Kolejne przeszukanie w siedzibie "szarlatana". Zabezpieczono suplementy
Policjanci z Zielonej Góry przeszukali dom w Nowogrodzie Bobrzańskim, w którym siedzibę ma firma Oskara Dorosza. To między innymi jego działalność WP opisuje w serialu reporterskim "Szarlatan". Funkcjonariusze zabezpieczyli sprzęt elektroniczny, dokumenty i suplementy diety. Jednym z wątków śledztwa przejętego przez Prokuraturę Okręgową w Zielonej Górze jest nieumyślne spowodowanie śmierci.
Oskar Dorosz jest jedną z głównych postaci serialu "Szarlatan", który Wirtualna Polska tworzy we współpracy z "Audioteką". To opis ogromnego biznesu prowadzonego na krzywdzie chorych.
"Uzdrowiciel" z Internetu
Dorosz, 25-latek nazywający się "naturopatą", od ponad dwóch lat robi furorę w sieci. W mediach społecznościowych obserwują go setki tysięcy osób. Konsultuje pacjentów, a nawet udziela im porad i zaleca terapię. Chwali się, że wyleczył ponad 400 osób z nowotworów.
Dalsza część artykułu pod materiałem wideo
Szarlatan
Do niego właśnie trafiła pani Ewa, jedna z bohaterek naszych reportaży. Wykryto u niej guzek w piersi, ale Dorosz przekonywał, że to nie nowotwór. Przepisał mnóstwo witamin i suplementów. Pół roku później kobieta miała już przerzuty do głowy. Zmarła w listopadzie 2023 roku.
Jego klientką została też pani Iwona. Kobieta miała w brzuchu 13-centymetrowego guza. Z relacji jej córki wynika, że Dorosz stwierdził, że to grzyb i zalecił masę suplementów diety. Po miesiącu kobieta wylądowała w szpitalu z potężnym bólem w podbrzuszu. Okazało się, że guz ma już 20 centymetrów i nie jest operacyjny. Pani Iwona otrzymuje chemioterapię, jest słaba, ale walczy z chorobą.

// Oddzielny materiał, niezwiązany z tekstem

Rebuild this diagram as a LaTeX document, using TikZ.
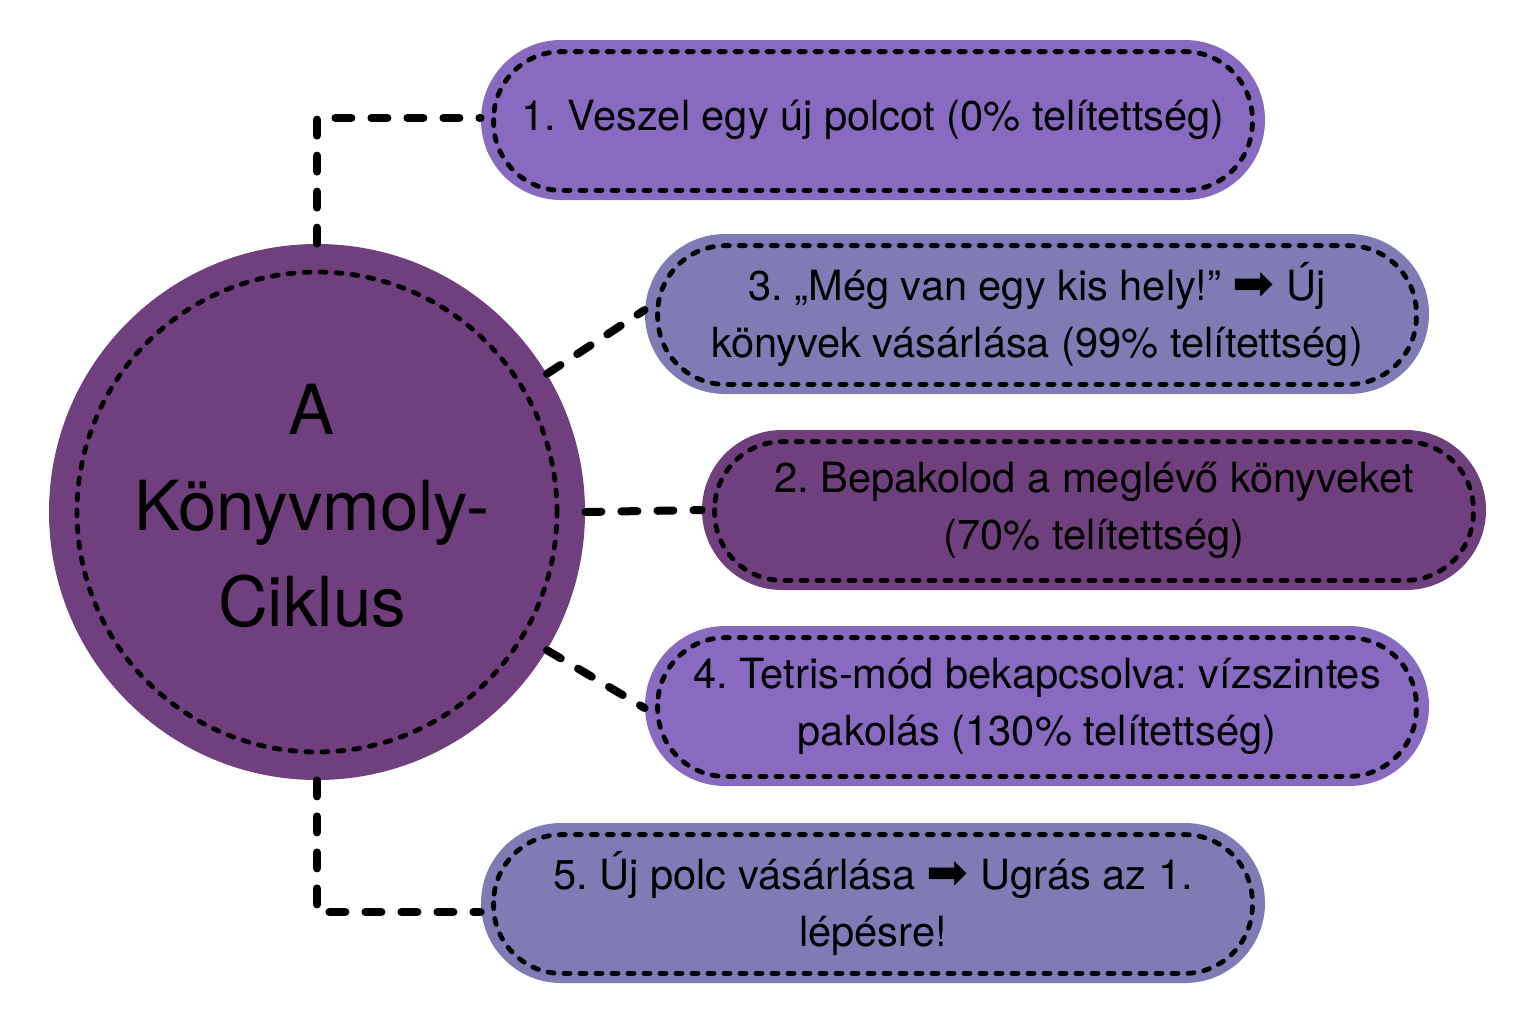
\documentclass[tikz,border=0pt]{standalone}
\usepackage{fontspec}
\setmainfont{TeX Gyre Heros}
\newfontfamily\symfont{DejaVu Sans}
\newcommand{\rarr}{{\symfont\fontsize{25}{25}\selectfont ➡}}
\definecolor{lightpurple}{HTML}{886AC0}
\definecolor{bluepurple}{HTML}{7F7BB5}
\definecolor{darkpurple}{HTML}{6F3F7E}
\begin{document}
\frenchspacing
\begin{tikzpicture}[x=0.5pt,y=-0.5pt,
  box/.style={rectangle, rounded corners=40pt, minimum width=392pt, minimum height=80pt, inner sep=0pt, align=center, font=\fontsize{20.8}{28.5}\selectfont},
  innerdash/.style={draw=black, line width=2.4pt, dash pattern=on 3pt off 5pt, line cap=round, rounded corners=34pt},
  conn/.style={draw=black, line width=4pt, dash pattern=on 8pt off 10pt, line cap=round, line join=round}]
\useasboundingbox (0,0) rectangle (1536,1024);
% circle
\node[circle, fill=darkpurple, minimum size=268pt, inner sep=0pt] (c) at (317,512) {};
\draw[draw=black, line width=2.4pt, dash pattern=on 3pt off 5pt, line cap=round] (c.center) circle[radius=120pt];
\node[align=center, font=\fontsize{34.5}{48}\selectfont] (ct) at (312,506) {A\\Könyvmoly-\\Ciklus};
% boxes
\node[box, fill=lightpurple] (b1) at (873,120) {\raisebox{2pt}{1. Veszel egy új polcot (0\% telítettség)}};
\node[box, fill=bluepurple] (b3) at (1037,314) {3. „Még van egy kis hely!” \rarr\ Új\\könyvek vásárlása (99\% telítettség)};
\node[box, fill=darkpurple] (b2) at (1094,510) {2. Bepakolod a meglévő könyveket\\(70\% telítettség)};
\node[box, fill=lightpurple] (b4) at (1037,706) {4. Tetris-mód bekapcsolva: vízszintes\\pakolás (130\% telítettség)};
\node[box, fill=bluepurple] (b5) at (873,903) {5. Új polc vásárlása \rarr\ Ugrás az 1.\\lépésre!};
\foreach \b in {b1,b2,b3,b4,b5}{
  \draw[innerdash] ([xshift=6.5pt,yshift=-6pt]\b.north west) rectangle ([xshift=-6.5pt,yshift=5pt]\b.south east);
}
% connectors
\coordinate (k1) at (317,118);
\coordinate (k5) at (317,912);
\draw[conn] (c.north) -- (k1) -- (b1.west |- k1);
\draw[conn] (c.31) -- ([yshift=2pt]b3.west);
\draw[conn] (c.east) -- (b2.west);
\draw[conn] (c.-31) -- ([yshift=-1pt]b4.west);
\draw[conn] (c.south) -- (k5) -- (b5.west |- k5);
\end{tikzpicture}
\end{document}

W serialu "Szarlatan" docieramy do wielu byłych klientów Dorosza. Byli poddawani terapiom płynem Lugola, rozcieńczalnikiem chemicznym, a nawet środkiem na odrobaczanie dla kotów. Historie kolejnych poszkodowanych oraz mechanizmy działania szarlatanów już niebawem w kolejnych częściach cyklu w WP.
Kolejne przeszukania
Po naszych dotychczasowych publikacjach sprawą zajęła się prokuratura. Informację o kolejnych przeszukaniach potwierdziła nam właśnie rzeczniczka prasowa zielonogórskiej prokuratury Ewa Antonowicz. Równocześnie rzeczniczka podkreśla, że dotychczas nikomu nie postawiono zarzutów, a postępowanie toczy się w sprawie narażenia na utratę zdrowia lub życia oraz nieumyślnego spowodowania śmierci.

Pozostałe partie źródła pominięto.